═══ DATA SECTION ═══

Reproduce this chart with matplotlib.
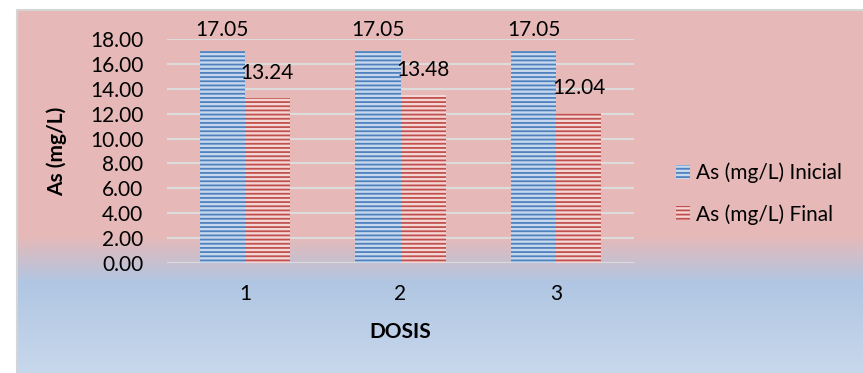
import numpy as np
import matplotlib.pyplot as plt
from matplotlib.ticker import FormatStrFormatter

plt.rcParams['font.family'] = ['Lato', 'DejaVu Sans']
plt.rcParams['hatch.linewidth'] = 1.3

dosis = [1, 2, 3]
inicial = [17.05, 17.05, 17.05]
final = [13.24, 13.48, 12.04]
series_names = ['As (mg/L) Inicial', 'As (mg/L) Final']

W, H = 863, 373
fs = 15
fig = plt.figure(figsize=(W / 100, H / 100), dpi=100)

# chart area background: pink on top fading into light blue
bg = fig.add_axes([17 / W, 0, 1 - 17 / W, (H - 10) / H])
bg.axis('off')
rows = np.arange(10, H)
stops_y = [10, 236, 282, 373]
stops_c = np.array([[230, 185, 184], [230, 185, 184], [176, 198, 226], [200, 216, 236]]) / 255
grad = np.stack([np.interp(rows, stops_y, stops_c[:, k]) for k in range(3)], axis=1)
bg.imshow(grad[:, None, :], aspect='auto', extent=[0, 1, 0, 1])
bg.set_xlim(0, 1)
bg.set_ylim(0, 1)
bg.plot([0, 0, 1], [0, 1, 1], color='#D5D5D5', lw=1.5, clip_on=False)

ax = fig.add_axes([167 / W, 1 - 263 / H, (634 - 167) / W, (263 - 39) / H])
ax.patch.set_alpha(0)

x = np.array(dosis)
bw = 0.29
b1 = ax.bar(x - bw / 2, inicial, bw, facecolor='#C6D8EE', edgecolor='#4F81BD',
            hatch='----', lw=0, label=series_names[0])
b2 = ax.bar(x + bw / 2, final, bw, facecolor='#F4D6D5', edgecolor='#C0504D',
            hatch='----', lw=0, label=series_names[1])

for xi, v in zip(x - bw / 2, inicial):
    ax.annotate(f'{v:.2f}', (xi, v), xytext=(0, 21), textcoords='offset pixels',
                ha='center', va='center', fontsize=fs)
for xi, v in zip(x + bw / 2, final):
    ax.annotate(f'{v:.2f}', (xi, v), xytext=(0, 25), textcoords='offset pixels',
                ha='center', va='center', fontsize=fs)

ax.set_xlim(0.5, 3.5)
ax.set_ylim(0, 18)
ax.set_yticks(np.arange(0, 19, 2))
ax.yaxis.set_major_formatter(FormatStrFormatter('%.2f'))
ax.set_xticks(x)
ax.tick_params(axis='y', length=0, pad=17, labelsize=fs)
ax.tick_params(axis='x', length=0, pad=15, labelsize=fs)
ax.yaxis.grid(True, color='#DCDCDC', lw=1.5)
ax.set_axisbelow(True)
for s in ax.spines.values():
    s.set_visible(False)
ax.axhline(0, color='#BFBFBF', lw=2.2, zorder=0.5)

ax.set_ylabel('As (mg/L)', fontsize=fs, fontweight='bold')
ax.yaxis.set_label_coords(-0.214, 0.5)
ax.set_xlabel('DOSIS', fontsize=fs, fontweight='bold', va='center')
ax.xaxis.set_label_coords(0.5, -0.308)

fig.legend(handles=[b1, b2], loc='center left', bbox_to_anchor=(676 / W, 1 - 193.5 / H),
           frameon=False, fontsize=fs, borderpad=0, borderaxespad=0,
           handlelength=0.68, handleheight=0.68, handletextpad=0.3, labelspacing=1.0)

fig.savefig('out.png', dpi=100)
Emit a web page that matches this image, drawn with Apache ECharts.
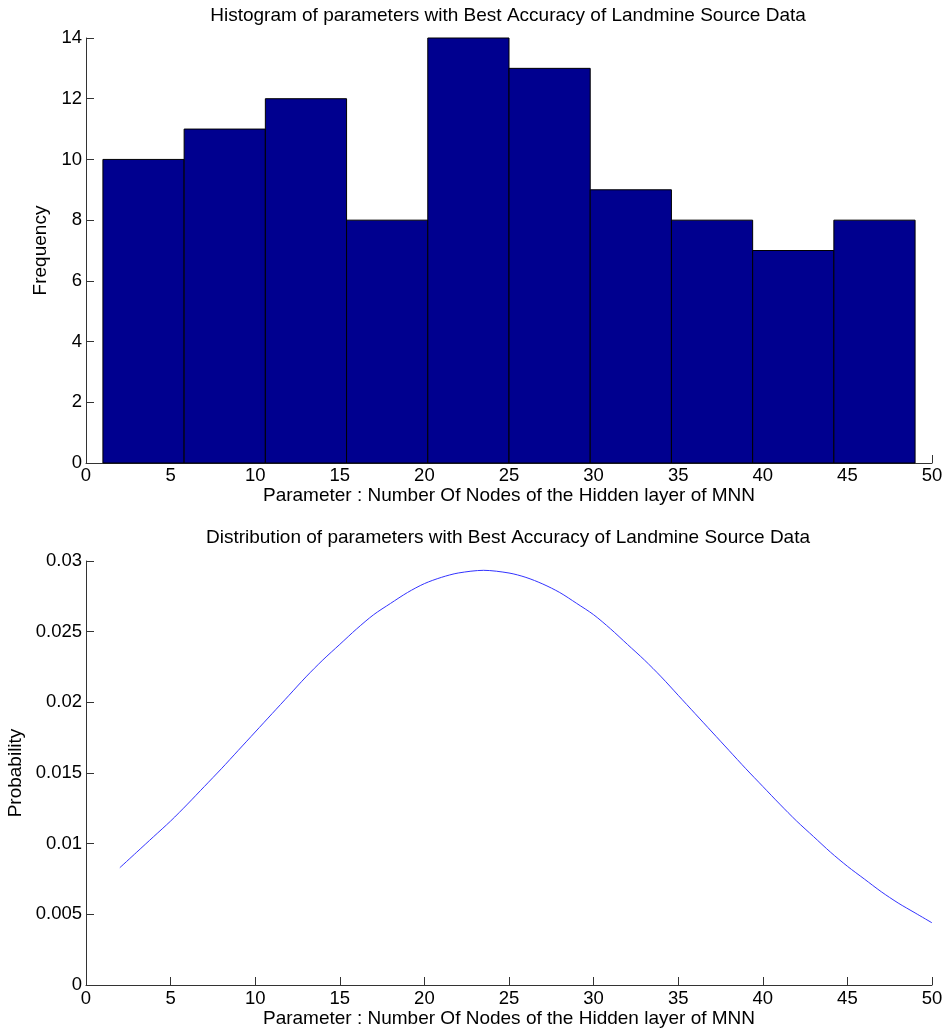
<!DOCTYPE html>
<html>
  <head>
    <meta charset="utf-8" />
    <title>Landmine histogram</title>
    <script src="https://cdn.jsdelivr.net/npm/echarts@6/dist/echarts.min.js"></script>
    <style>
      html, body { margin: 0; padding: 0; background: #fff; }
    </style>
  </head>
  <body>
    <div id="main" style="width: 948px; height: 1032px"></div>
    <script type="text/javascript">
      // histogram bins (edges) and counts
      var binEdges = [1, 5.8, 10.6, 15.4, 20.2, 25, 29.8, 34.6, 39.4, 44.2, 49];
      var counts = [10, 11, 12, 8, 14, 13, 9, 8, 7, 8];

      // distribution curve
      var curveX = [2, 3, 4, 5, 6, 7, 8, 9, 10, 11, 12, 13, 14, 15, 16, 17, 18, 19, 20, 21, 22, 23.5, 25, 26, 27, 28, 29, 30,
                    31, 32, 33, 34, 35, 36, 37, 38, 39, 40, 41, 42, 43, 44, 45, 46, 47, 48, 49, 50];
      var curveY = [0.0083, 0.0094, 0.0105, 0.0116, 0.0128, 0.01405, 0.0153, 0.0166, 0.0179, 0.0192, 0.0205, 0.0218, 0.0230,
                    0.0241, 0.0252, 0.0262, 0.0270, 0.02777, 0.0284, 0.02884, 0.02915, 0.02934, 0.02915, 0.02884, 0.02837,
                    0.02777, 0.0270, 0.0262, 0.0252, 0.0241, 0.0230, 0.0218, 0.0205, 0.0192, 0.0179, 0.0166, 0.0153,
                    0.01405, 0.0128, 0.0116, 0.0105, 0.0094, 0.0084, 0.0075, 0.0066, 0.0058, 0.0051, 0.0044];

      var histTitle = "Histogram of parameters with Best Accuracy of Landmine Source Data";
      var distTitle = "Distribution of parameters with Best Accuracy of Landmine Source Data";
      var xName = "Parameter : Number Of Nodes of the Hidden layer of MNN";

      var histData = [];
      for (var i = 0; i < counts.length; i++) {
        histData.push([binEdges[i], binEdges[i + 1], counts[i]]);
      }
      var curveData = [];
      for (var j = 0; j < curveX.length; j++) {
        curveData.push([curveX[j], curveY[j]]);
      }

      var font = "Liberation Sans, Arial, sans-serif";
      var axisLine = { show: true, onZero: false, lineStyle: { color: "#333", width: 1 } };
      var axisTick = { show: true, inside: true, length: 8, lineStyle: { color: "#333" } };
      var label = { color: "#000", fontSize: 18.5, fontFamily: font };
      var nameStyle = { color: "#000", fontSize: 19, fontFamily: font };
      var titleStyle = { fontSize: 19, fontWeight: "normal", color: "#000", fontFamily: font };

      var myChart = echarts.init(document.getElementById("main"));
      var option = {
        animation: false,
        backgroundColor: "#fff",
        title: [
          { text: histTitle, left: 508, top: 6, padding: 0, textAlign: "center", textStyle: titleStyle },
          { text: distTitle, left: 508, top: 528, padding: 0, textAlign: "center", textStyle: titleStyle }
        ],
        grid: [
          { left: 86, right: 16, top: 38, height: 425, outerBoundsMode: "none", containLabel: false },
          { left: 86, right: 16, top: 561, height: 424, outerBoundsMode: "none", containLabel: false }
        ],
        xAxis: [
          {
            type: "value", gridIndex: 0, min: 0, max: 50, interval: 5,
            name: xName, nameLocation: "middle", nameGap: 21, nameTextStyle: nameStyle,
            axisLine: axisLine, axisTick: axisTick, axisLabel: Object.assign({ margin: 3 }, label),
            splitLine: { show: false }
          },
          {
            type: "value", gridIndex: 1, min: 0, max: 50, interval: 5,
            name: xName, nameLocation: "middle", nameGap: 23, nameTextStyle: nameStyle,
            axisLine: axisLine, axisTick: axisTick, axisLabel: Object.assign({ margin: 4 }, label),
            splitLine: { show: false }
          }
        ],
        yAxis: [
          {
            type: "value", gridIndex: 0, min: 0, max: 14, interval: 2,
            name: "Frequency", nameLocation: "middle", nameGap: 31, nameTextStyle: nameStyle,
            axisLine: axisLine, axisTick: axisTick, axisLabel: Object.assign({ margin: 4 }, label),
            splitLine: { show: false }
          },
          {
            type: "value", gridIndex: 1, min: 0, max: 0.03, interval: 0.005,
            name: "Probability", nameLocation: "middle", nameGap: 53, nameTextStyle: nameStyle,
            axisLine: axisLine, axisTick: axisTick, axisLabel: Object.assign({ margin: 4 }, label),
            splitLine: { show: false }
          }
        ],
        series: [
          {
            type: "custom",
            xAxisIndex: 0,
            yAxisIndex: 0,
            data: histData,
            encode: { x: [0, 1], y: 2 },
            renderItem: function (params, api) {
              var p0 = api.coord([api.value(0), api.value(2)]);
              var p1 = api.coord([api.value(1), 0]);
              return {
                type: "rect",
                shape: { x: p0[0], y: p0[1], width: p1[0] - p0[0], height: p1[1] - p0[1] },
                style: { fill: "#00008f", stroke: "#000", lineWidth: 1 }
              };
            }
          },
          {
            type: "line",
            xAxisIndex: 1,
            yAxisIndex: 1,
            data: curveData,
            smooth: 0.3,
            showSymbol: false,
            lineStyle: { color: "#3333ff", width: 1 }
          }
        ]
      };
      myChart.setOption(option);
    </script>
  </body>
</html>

═══

AIM: Take the material above from its first line through the line holding "plt.rcParams['hatch.linewidth'] = 1.3" and set it down exactly, without the pictures.

EXERCISE ANSWER:
Reproduce this chart with matplotlib.
import numpy as np
import matplotlib.pyplot as plt
from matplotlib.ticker import FormatStrFormatter

plt.rcParams['font.family'] = ['Lato', 'DejaVu Sans']
plt.rcParams['hatch.linewidth'] = 1.3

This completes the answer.